Post race, I've been having to deal with the soreness of doing a 70.3 event. The sunburn is a bit painful, but not too bad. I'll make it a point for these longer races to lather up again in transition. My muscles are a little sore, mostly my quads and especially my right calf that had cramped up during the swim. Nothing really is of any concern except for my left achilles tendon. On the car ride home, it began to get swollen and started hurting again. By the time we got home, I was having to modify my walk. I began icing it then, but by the time I woke up the next day, I couldn't walk without pain. I'm currently at all possible times and walking as little as possible. I have 2 olympic distance races scheduled in the next two weekends, but I'll trash those if I'm not healed by then. My major concern is if it will recover by Ironman Wisconsin. It seems to me that there was no tearing involved, since I was able to run on it for so long and never felt sharp or abrupt pain. The tendon feels okay, but there is a lot of fluid rubbing against it. I'm hoping that once the inflammation goes down the pain will subside.
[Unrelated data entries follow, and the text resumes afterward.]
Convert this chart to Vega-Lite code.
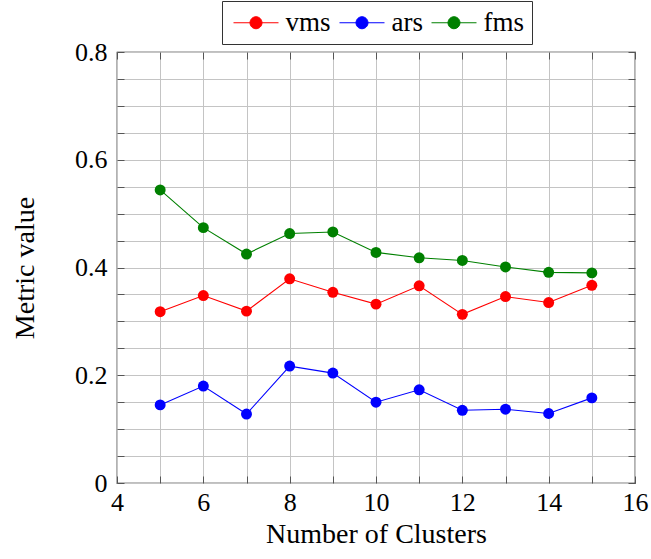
{
  "$schema": "https://vega.github.io/schema/vega-lite/v6.json",
  "width": 518,
  "height": 431,
  "autosize": {"type": "none"},
  "padding": {"left": 117, "top": 52, "right": 16, "bottom": 76},
  "background": "white",
  "config": {
    "view": {"stroke": "black", "strokeWidth": 1.2},
    "font": "Liberation Serif",
    "axis": {
      "domain": false,
      "labelFont": "Liberation Serif",
      "titleFont": "Liberation Serif",
      "labelColor": "black",
      "titleColor": "black",
      "titleFontWeight": "normal",
      "gridColor": "#c4c4c4",
      "gridWidth": 1,
      "gridOpacity": 1,
      "tickColor": "#555555",
      "tickSize": -7,
      "tickWidth": 1,
      "labelFlush": false
    },
    "legend": {"labelFont": "Liberation Serif"}
  },
  "data": {
    "values": [
      {"k": 5, "metric": "vms", "v": 0.318},
      {"k": 6, "metric": "vms", "v": 0.348},
      {"k": 7, "metric": "vms", "v": 0.319},
      {"k": 8, "metric": "vms", "v": 0.379},
      {"k": 9, "metric": "vms", "v": 0.354},
      {"k": 10, "metric": "vms", "v": 0.332},
      {"k": 11, "metric": "vms", "v": 0.366},
      {"k": 12, "metric": "vms", "v": 0.313},
      {"k": 13, "metric": "vms", "v": 0.346},
      {"k": 14, "metric": "vms", "v": 0.335},
      {"k": 15, "metric": "vms", "v": 0.367},
      {"k": 5, "metric": "ars", "v": 0.145},
      {"k": 6, "metric": "ars", "v": 0.180},
      {"k": 7, "metric": "ars", "v": 0.128},
      {"k": 8, "metric": "ars", "v": 0.217},
      {"k": 9, "metric": "ars", "v": 0.204},
      {"k": 10, "metric": "ars", "v": 0.150},
      {"k": 11, "metric": "ars", "v": 0.173},
      {"k": 12, "metric": "ars", "v": 0.135},
      {"k": 13, "metric": "ars", "v": 0.137},
      {"k": 14, "metric": "ars", "v": 0.129},
      {"k": 15, "metric": "ars", "v": 0.158},
      {"k": 5, "metric": "fms", "v": 0.544},
      {"k": 6, "metric": "fms", "v": 0.474},
      {"k": 7, "metric": "fms", "v": 0.425},
      {"k": 8, "metric": "fms", "v": 0.463},
      {"k": 9, "metric": "fms", "v": 0.466},
      {"k": 10, "metric": "fms", "v": 0.428},
      {"k": 11, "metric": "fms", "v": 0.418},
      {"k": 12, "metric": "fms", "v": 0.413},
      {"k": 13, "metric": "fms", "v": 0.401},
      {"k": 14, "metric": "fms", "v": 0.391},
      {"k": 15, "metric": "fms", "v": 0.390}
    ]
  },
  "resolve": {"axis": {"x": "independent", "y": "independent"}},
  "layer": [
    {
      "mark": {"type": "line", "strokeWidth": 1.1},
      "encoding": {
        "x": {
          "field": "k", "type": "quantitative",
          "scale": {"domain": [4, 16], "nice": false, "zero": false},
          "axis": {
            "orient": "bottom",
            "values": [4, 5, 6, 7, 8, 9, 10, 11, 12, 13, 14, 15, 16],
            "labelExpr": "datum.value % 2 == 0 ? datum.label : ''",
            "labelFont": "Liberation Serif",
            "labelFontSize": 26,
            "labelBaseline": "alphabetic",
            "labelPadding": 34,
            "labelFlush": false,
            "labelOverlap": false,
            "title": "Number of Clusters",
            "titleFontSize": 28,
            "titleBaseline": "alphabetic",
            "titleY": 59,
            "grid": true
          }
        },
        "y": {
          "field": "v", "type": "quantitative",
          "scale": {"domain": [0, 0.8], "nice": false},
          "axis": {
            "orient": "left",
            "values": [0, 0.05, 0.1, 0.15, 0.2, 0.25, 0.3, 0.35, 0.4, 0.45, 0.5, 0.55, 0.6, 0.65, 0.7, 0.75, 0.8],
            "labelExpr": "datum.value == 0 ? '0' : (round(datum.value * 100) % 20 == 0 ? format(datum.value, '.1f') : '')",
            "labelFont": "Liberation Serif",
            "labelFontSize": 26,
            "labelPadding": 17,
            "labelFlush": false,
            "labelOverlap": false,
            "title": "Metric value",
            "titleFontSize": 28,
            "titleBaseline": "alphabetic",
            "titleX": -84,
            "titleY": 215.5,
            "grid": true
          }
        },
        "color": {
          "field": "metric", "type": "nominal",
          "scale": {"domain": ["vms", "ars", "fms"], "range": ["#ff0000", "#0000ff", "#008000"]},
          "legend": {
            "orient": "none",
            "legendX": 105,
            "legendY": -51,
            "direction": "horizontal",
            "title": null,
            "strokeColor": "#333333",
            "padding": 8,
            "symbolType": "M-2.25,0L2.25,0M0.6,0A0.6,0.6,0,1,1,-0.6,0A0.6,0.6,0,1,1,0.6,0Z",
            "symbolSize": 400,
            "symbolOffset": 12.5,
            "symbolStrokeWidth": 1,
            "labelFont": "Liberation Serif",
            "labelFontSize": 27,
            "labelColor": "black",
            "labelOffset": 16,
            "columnPadding": 5,
            "encode": {
              "symbols": {"update": {"fill": {"scale": "color", "field": "value"}, "stroke": {"scale": "color", "field": "value"}, "fillOpacity": {"value": 1}, "strokeOpacity": {"value": 1}}}
            }
          }
        }
      }
    },
    {
      "mark": {"type": "point", "filled": true, "size": 120, "opacity": 1},
      "encoding": {
        "x": {
          "field": "k", "type": "quantitative",
          "axis": {
            "orient": "top",
            "values": [4, 5, 6, 7, 8, 9, 10, 11, 12, 13, 14, 15, 16],
            "labels": false, "grid": false, "title": null
          }
        },
        "y": {
          "field": "v", "type": "quantitative",
          "axis": {
            "orient": "right",
            "values": [0, 0.05, 0.1, 0.15, 0.2, 0.25, 0.3, 0.35, 0.4, 0.45, 0.5, 0.55, 0.6, 0.65, 0.7, 0.75, 0.8],
            "labels": false, "grid": false, "title": null
          }
        },
        "color": {
          "field": "metric", "type": "nominal",
          "legend": {
            "orient": "none",
            "legendX": 105,
            "legendY": -51,
            "direction": "horizontal",
            "title": null,
            "strokeColor": "#333333",
            "padding": 8,
            "symbolType": "M-2.25,0L2.25,0M0.6,0A0.6,0.6,0,1,1,-0.6,0A0.6,0.6,0,1,1,0.6,0Z",
            "symbolSize": 400,
            "symbolOffset": 12.5,
            "symbolStrokeWidth": 1,
            "labelFont": "Liberation Serif",
            "labelFontSize": 27,
            "labelColor": "black",
            "labelOffset": 16,
            "columnPadding": 5,
            "encode": {
              "symbols": {"update": {"fill": {"scale": "color", "field": "value"}, "stroke": {"scale": "color", "field": "value"}, "fillOpacity": {"value": 1}, "strokeOpacity": {"value": 1}}}
            }
          }
        }
      }
    }
  ]
}
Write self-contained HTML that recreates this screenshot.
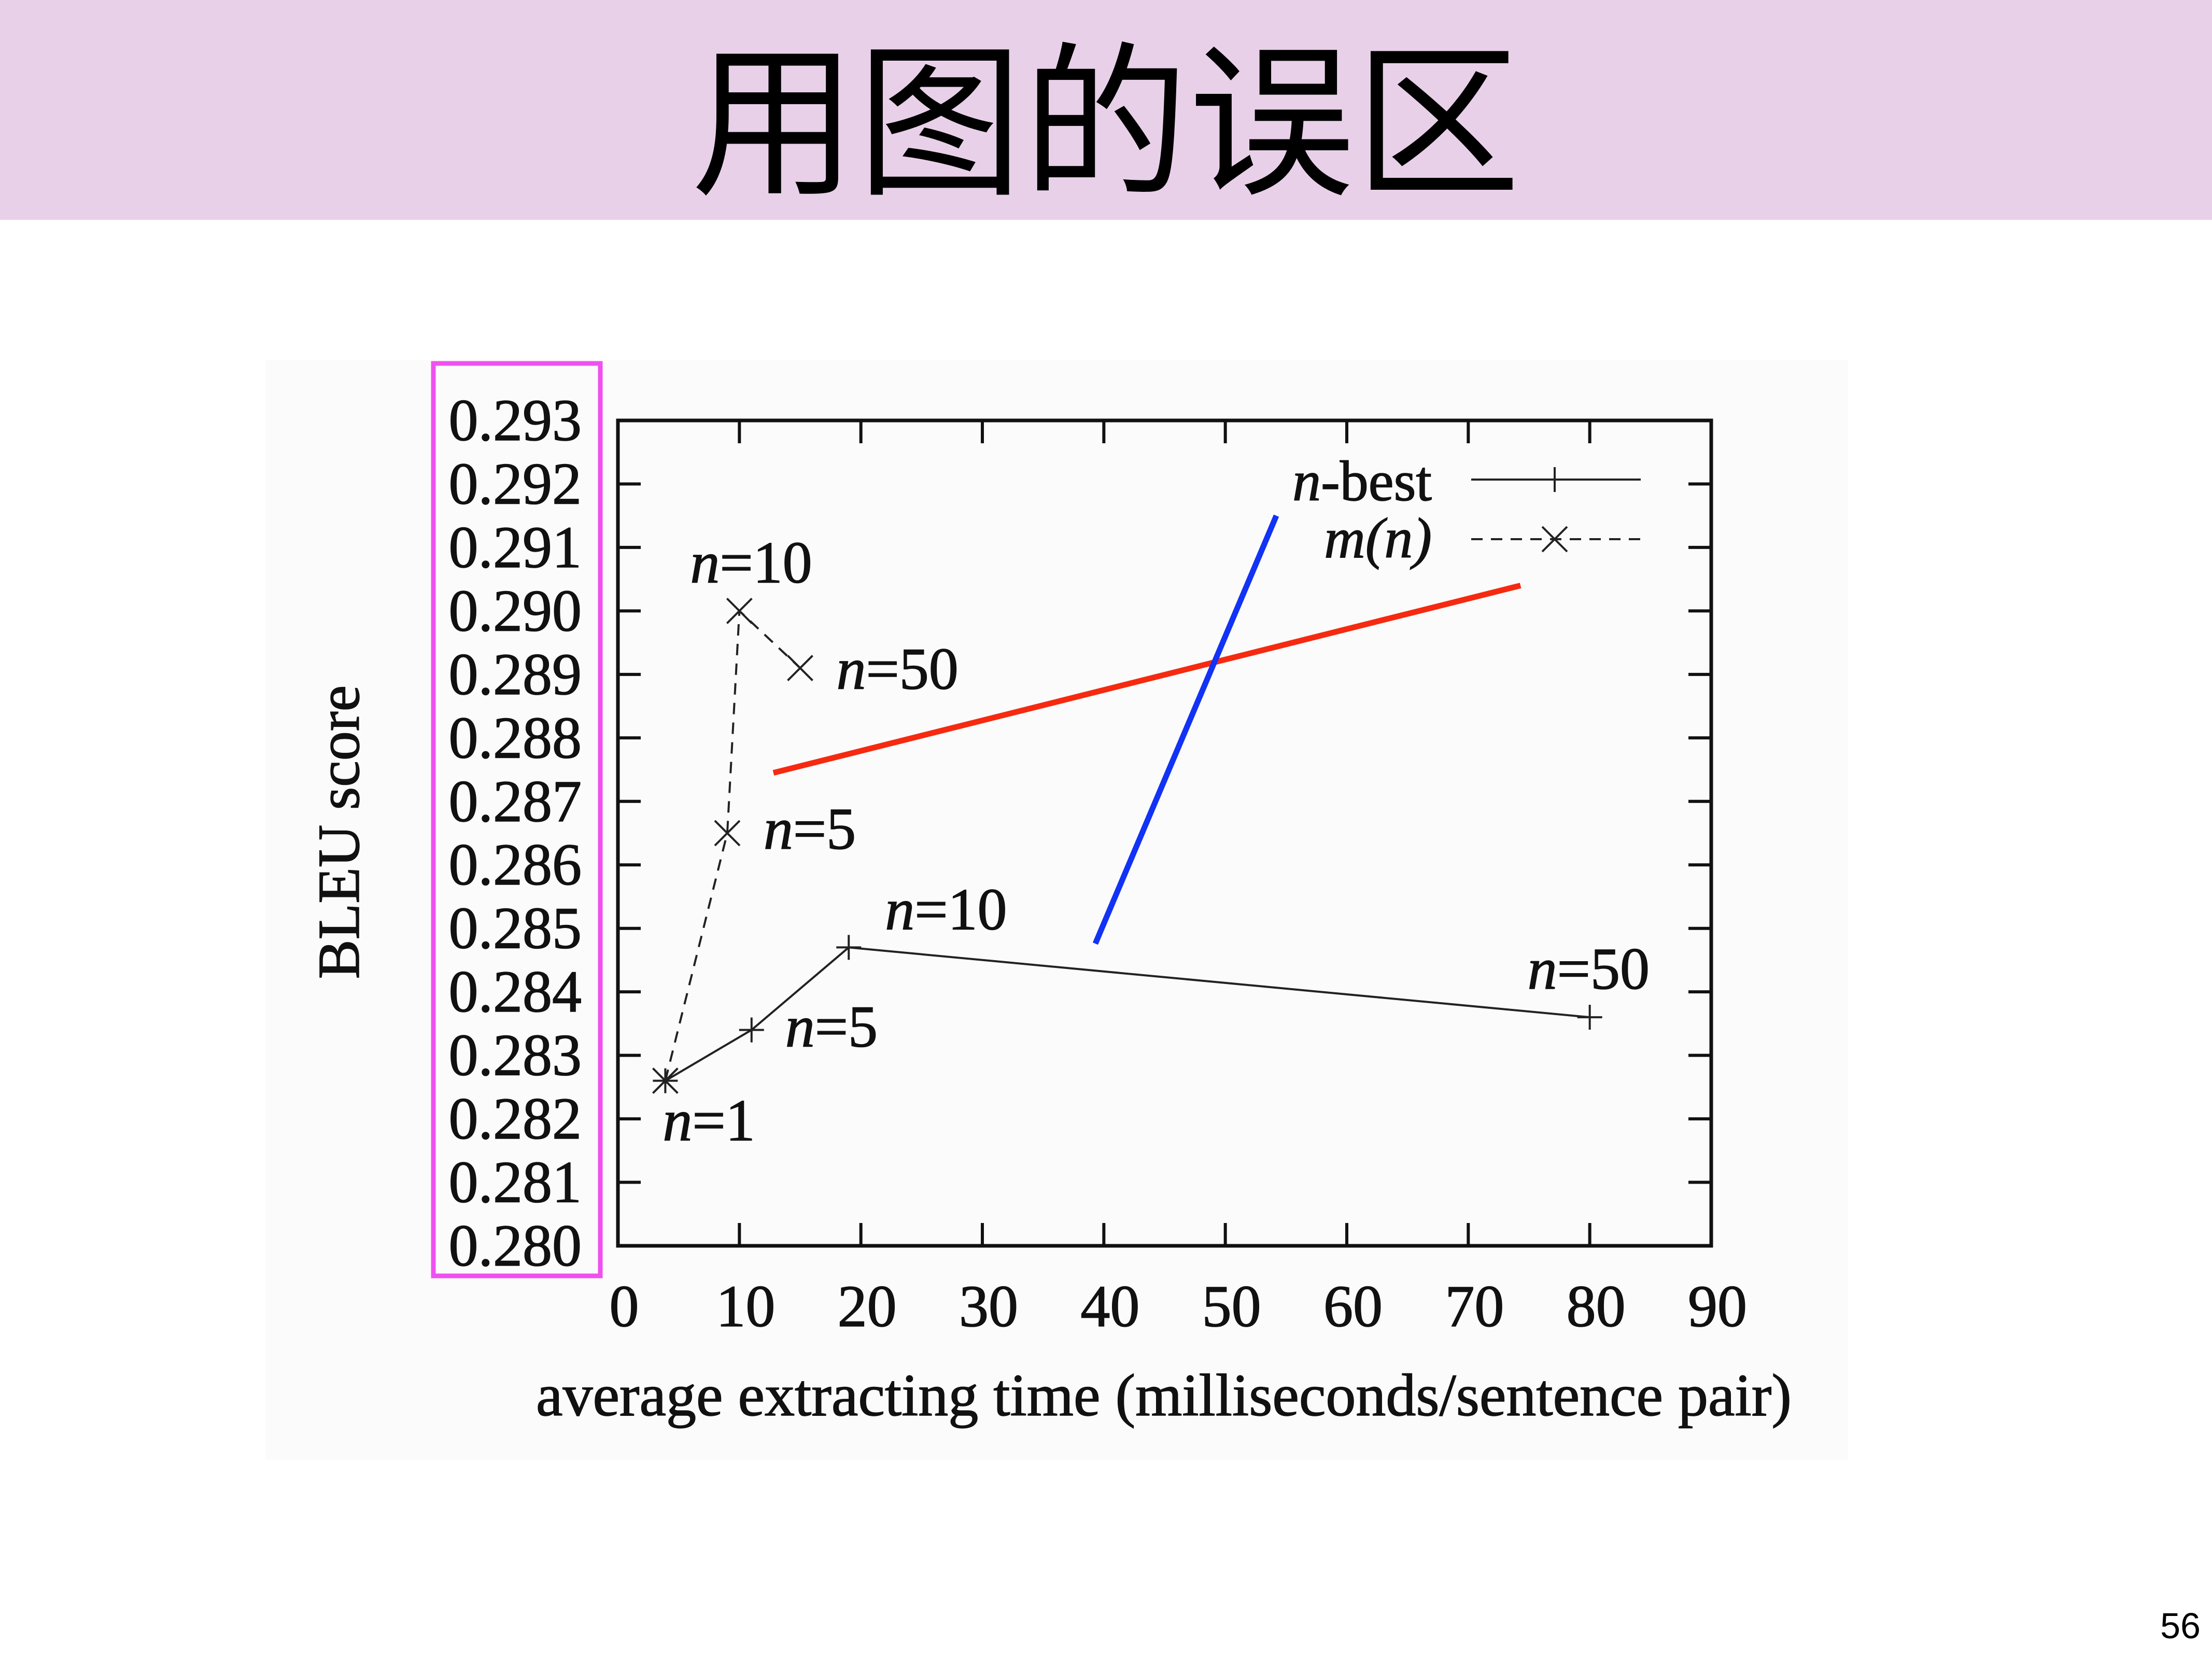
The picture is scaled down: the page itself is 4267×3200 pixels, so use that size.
<!DOCTYPE html>
<html><head><meta charset="utf-8"><style>
html,body{margin:0;padding:0;background:#fff;}
svg{display:block;}
</style></head><body>
<svg width="4267" height="3200" viewBox="0 0 4267 3200" xmlns="http://www.w3.org/2000/svg">
<rect x="0" y="0" width="4267" height="424" fill="#e8d1e8"/>
<text x="2133" y="350" text-anchor="middle" font-family="'Liberation Sans','Noto Sans CJK SC',sans-serif" font-size="320" fill="#000">用图的误区</text>
<rect x="512" y="694" width="3053" height="2122" fill="#fbfbfb"/>
<g id="chart" font-family="'Liberation Serif',serif"></g>
<rect x="836" y="701" width="322" height="1760" fill="none" stroke="#f050f0" stroke-width="9"/>
<text x="4245" y="3160" text-anchor="end" font-family="'Liberation Sans',sans-serif" font-size="70" fill="#000">56</text>
</svg>
<script>
const xTicks=[0,10,20,30,40,50,60,70,80,90];
const yTicks=[0.280,0.281,0.282,0.283,0.284,0.285,0.286,0.287,0.288,0.289,0.290,0.291,0.292,0.293];
const nbestX=[3.9,11,19,80];
const nbestY=[0.2826,0.2834,0.2847,0.2836];
const nbestLabels=["","5","10","50"];
const mnX=[3.9,9,10,15];
const mnY=[0.2826,0.2865,0.2900,0.2891];
const mnLabels=["1","5","10","50"];
const redLine=[[12.8,0.28745],[74.3,0.2904]];
const blueLine=[[39.3,0.28476],[54.2,0.2915]];

const L=1192,R=3301,T=811,B=2403;
const X=v=>L+(v-0)/90*(R-L);
const Y=v=>B-(v-0.280)/0.013*(B-T);
const NS="http://www.w3.org/2000/svg";
const g=document.getElementById('chart');
function mk(tag,attrs,parent){const e=document.createElementNS(NS,tag);for(const k in attrs)e.setAttribute(k,attrs[k]);(parent||g).appendChild(e);return e;}

const frame=mk('rect',{x:L,y:T,width:R-L,height:B-T,fill:'none',stroke:'#111','stroke-width':7});



xTicks.forEach(v=>{
  if(v>0&&v<90){
    const t1=mk('line',{x1:X(v),x2:X(v),y1:B,y2:B-44,stroke:'#111','stroke-width':6});
    
    
    const t2=mk('line',{x1:X(v),x2:X(v),y1:T,y2:T+44,stroke:'#111','stroke-width':6});
    
    
  }
  const tl=mk('text',{x:X(v)+12,y:2558,'text-anchor':'middle','font-size':114,fill:'#111',stroke:'#111','stroke-width':1.5});
  tl.textContent=String(v);
  
  
});
yTicks.forEach(v=>{
  if(v>0.2805&&v<0.2925){
    const t1=mk('line',{x1:L,x2:L+44,y1:Y(v),y2:Y(v),stroke:'#111','stroke-width':6});
    
    
    const t2=mk('line',{x1:R,x2:R-44,y1:Y(v),y2:Y(v),stroke:'#111','stroke-width':6});
    
    
  }
  const tl=mk('text',{x:1122,y:Y(v)+38,'text-anchor':'end','font-size':114,fill:'#111',stroke:'#111','stroke-width':1.5});
  tl.textContent=v.toFixed(3);
  
  
});

const xt=mk('text',{x:2245,y:2730,'text-anchor':'middle','font-size':116,fill:'#111',stroke:'#111','stroke-width':1.5});
xt.textContent='average extracting time (milliseconds/sentence pair)';


const yt=mk('text',{x:0,y:0,'text-anchor':'middle','font-size':114,fill:'#111',stroke:'#111','stroke-width':1.5,transform:'translate(692,1605) rotate(-90)'});
yt.textContent='BLEU score';



function plus(x,y,name){const p=mk('path',{d:`M${x-24},${y}H${x+24}M${x},${y-24}V${y+24}`,stroke:'#222','stroke-width':4,fill:'none'});}
function cross(x,y,name){const p=mk('path',{d:`M${x-24},${y-24}L${x+24},${y+24}M${x+24},${y-24}L${x-24},${y+24}`,stroke:'#222','stroke-width':4,fill:'none'});}

const nb=mk('polyline',{points:nbestX.map((v,i)=>X(v)+','+Y(nbestY[i])).join(' '),fill:'none',stroke:'#222','stroke-width':4});


nbestX.forEach((v,i)=>plus(X(v),Y(nbestY[i]),'nbest-point'));
const mn=mk('polyline',{points:mnX.map((v,i)=>X(v)+','+Y(mnY[i])).join(' '),fill:'none',stroke:'#222','stroke-width':4,'stroke-dasharray':'22,16'});


mnX.forEach((v,i)=>cross(X(v),Y(mnY[i]),'mn-point'));

function lab(num,x,y,name){const t=mk('text',{x:x,y:y,'font-size':114,fill:'#111',stroke:'#111','stroke-width':1.5});t.innerHTML='<tspan font-style="italic">n</tspan>='+num;}
lab(nbestLabels[1],X(nbestX[1])+65,Y(nbestY[1])+32,'nbest-label');
lab(nbestLabels[2],X(nbestX[2])+70,Y(nbestY[2])-35,'nbest-label');
lab(nbestLabels[3],X(nbestX[3])-120,Y(nbestY[3])-55,'nbest-label');
lab(mnLabels[0],X(mnX[0])-5,Y(mnY[0])+115,'mn-label');
lab(mnLabels[1],X(mnX[1])+70,Y(mnY[1])+30,'mn-label');
lab(mnLabels[2],X(mnX[2])-95,Y(mnY[2])-55,'mn-label');
lab(mnLabels[3],X(mnX[3])+70,Y(mnY[3])+40,'mn-label');

// legend
const l1=mk('text',{x:2762,y:965,'text-anchor':'end','font-size':110,fill:'#111',stroke:'#111','stroke-width':1.5});
l1.innerHTML='<tspan font-style="italic">n</tspan>-best';


const ll1=mk('line',{x1:2838,x2:3165,y1:925,y2:925,stroke:'#222','stroke-width':4});


plus(2999,925,'legend-nbest-marker');
const l2=mk('text',{x:2762,y:1075,'text-anchor':'end','font-size':110,'font-style':'italic',fill:'#111',stroke:'#111','stroke-width':1.5});
l2.textContent='m(n)';


const ll2=mk('line',{x1:2838,x2:3165,y1:1040,y2:1040,stroke:'#222','stroke-width':4,'stroke-dasharray':'22,16'});


cross(2999,1040,'legend-mn-marker');

// annotations
const rl=mk('line',{x1:X(redLine[0][0]),y1:Y(redLine[0][1]),x2:X(redLine[1][0]),y2:Y(redLine[1][1]),stroke:'#f52a10','stroke-width':11});


const bl=mk('line',{x1:X(blueLine[0][0]),y1:Y(blueLine[0][1]),x2:X(blueLine[1][0]),y2:Y(blueLine[1][1]),stroke:'#1232f5','stroke-width':11});


</script>
</body></html>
Race Results are here. I finished 235th overall out of 1789 finishers and 34th in my age group out of 154.


Stephen, I am so proud of you. Thanks for the detailed update for those of us that can't be there to cheer you on! I am exhausted after reading that!

That was fun wasn't it? :-) I feel much better today after chatting with my swim coach. I was about three minutes off on my expected time as well and we figured I added an extra 500 meters onto my swim with my attempt to travel to Green Bay through the big lake. Darn that glare!

Congrats on your awesome time and all your efforts. Good healing vibes are coming your way!